This is a good Reddit article explaining the benefits of using Quiesced snapshot method (enabling the “Quiesce VM” option in the VMware Backup job) in DataCenter 7.2.1 (and newer) for VMware snapshot backups where the guest OS uses Microsoft SQL / Exchange and other VSS and I/O heavy applications:
So firstly, when neither Memory State, nor Quiescent options are selected, the VM is snapped in what is called a Crash Consistent state. That is, when recovered, the VM is powered back on, and the "previous shutdown was unexpected." It basically behaves like a blue screen recovery. Any data not committed will have been lost, SQL server will roll back transactions if you're lucky, etc.

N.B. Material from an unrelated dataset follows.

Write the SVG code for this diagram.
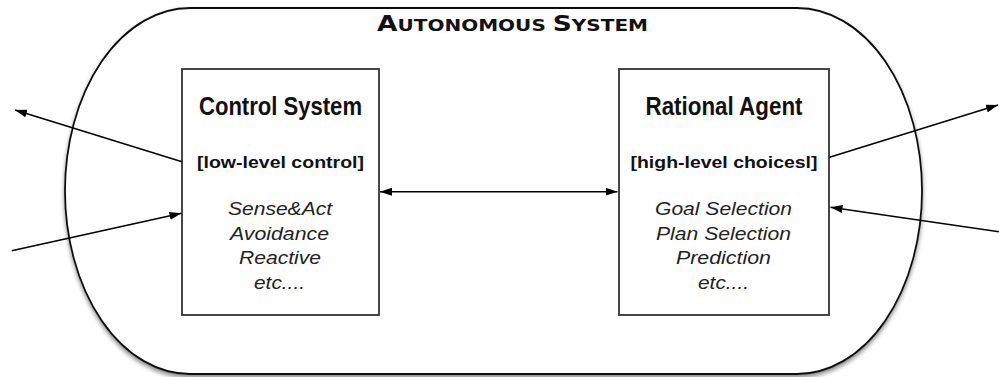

A quiesced snapshot is one where the VMWare Tools are used to access the OS and gather an application consistent snapshot. In non-Windows, and pre-2008 Windows operating systems, the tools include a VMWare VSS writer. In Server 2008+, the Windows VSS writers are used instead.
See Additional Information in this article.
So any application that is supported by Windows VSS writers have all transactions written before the snapshot is taken - and I/O is frozen until the snap is completed. SQL Server is a perfectly acceptable candidate for application consistency with quiesced snapshots, and most major SQL Backup vendors use the same mechanism as a quiesced snapshot for their SQL backup. This means that when you take a quiesced snapshot, a backup event is written to the SQL log, and database backup history as well. For high I/O applications such as exchange, there are recommendations out there for stopping those services before the snap to ensure that the VSS writers don't time out.
Now, here is an important distinction, which most people in this thread are getting incorrect. A QUIESCENT SNAPSHOT DOES NOT STUN THE OPERATING SYSTEM!! A quiescent snapshot utilizes the VSS writers to snap the running applications in a backup-suitable state. So SQL takes the same process it does any time a backup is taken - it prevents new transactions writing to disk, rolls forward transactions, etc., and puts the SQL instance in an application consistent state, and then the backup is taken. The OS doesn't freeze, the applications do.
As for the memory state, this is a default option. This option is what causes the state of the operating system to become stunned, and the duration of that OS stun is dependent on the memory utilization, the IO, etc. When the memory state is snapped, you can return to a running virtual machine. This backup takes the longest, and cause the most "downtime" in regard to the OS. In my environment, we do not snap the virtual memory, but we do quiesce the OS.